In his typical mix-and-match style, he is brand ambassador for both Playboy Enterprises and SLAM! charter schools (standing for Sports, Leadership, Arts and Management), which are operating in Little Havana and West Palm Beach and approved for Broward.
“SLAM! is being replicated throughout the country and the world,” Pitbull says. “Our goal is to bring this academic environment to as many underserved students and families as possible.”
And then, of course, there’s the music – the first fruits of his collaborative spirit – a succession of hits whose titles are tagged with the parenthetical “Featuring….” Such A-list artists as Gloria Estefan, Christina Aguilera, Jennifer Lopez, Shakira and Enrique Iglesias have helped Pitbull compose the resume of a global megastar:
Seven Billboard Top 10 hits, including two No. 1s.
Over 70 million singles sold, with No. 1 hits in more than 15 countries.
More than 9 billion YouTube views.
Over 22 million followers on Twitter and 59 million on Facebook.
His oft-delayed 10th studio album, Climate Change, is due next year, and it will add one more tour for the man who – not for nothing – calls himself “Mr.
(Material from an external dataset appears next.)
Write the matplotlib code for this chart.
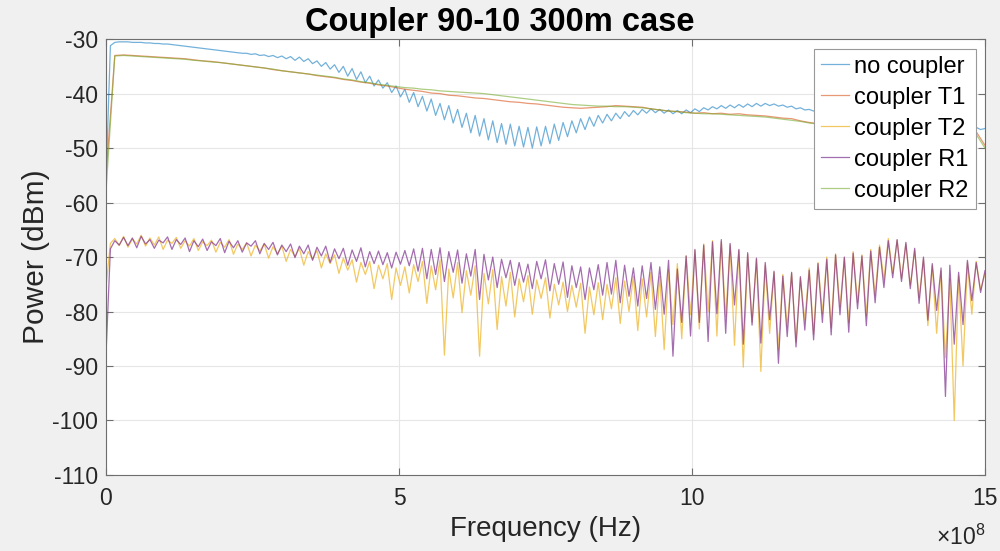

Worldwide.” He’s already performed for millions of people in over 50 countries.
“By traveling the world, we have been exposed to different styles of music from all corners of the globe,” he says. “That gives us a unique opportunity to continue finding ways to blend my music with theirs and, in the process, continue to create truly global music.”
But for all of his global success, he says what has meant the most is bringing it all back home with his Fox-TV specials, Pitbull’s New Year’s Revolution.
“Having my own nationally broadcast New Year’s Eve show in the town I love the most – Miami – performing at one of the parks I grew up at – Bayfront Park. It’s a true honor!”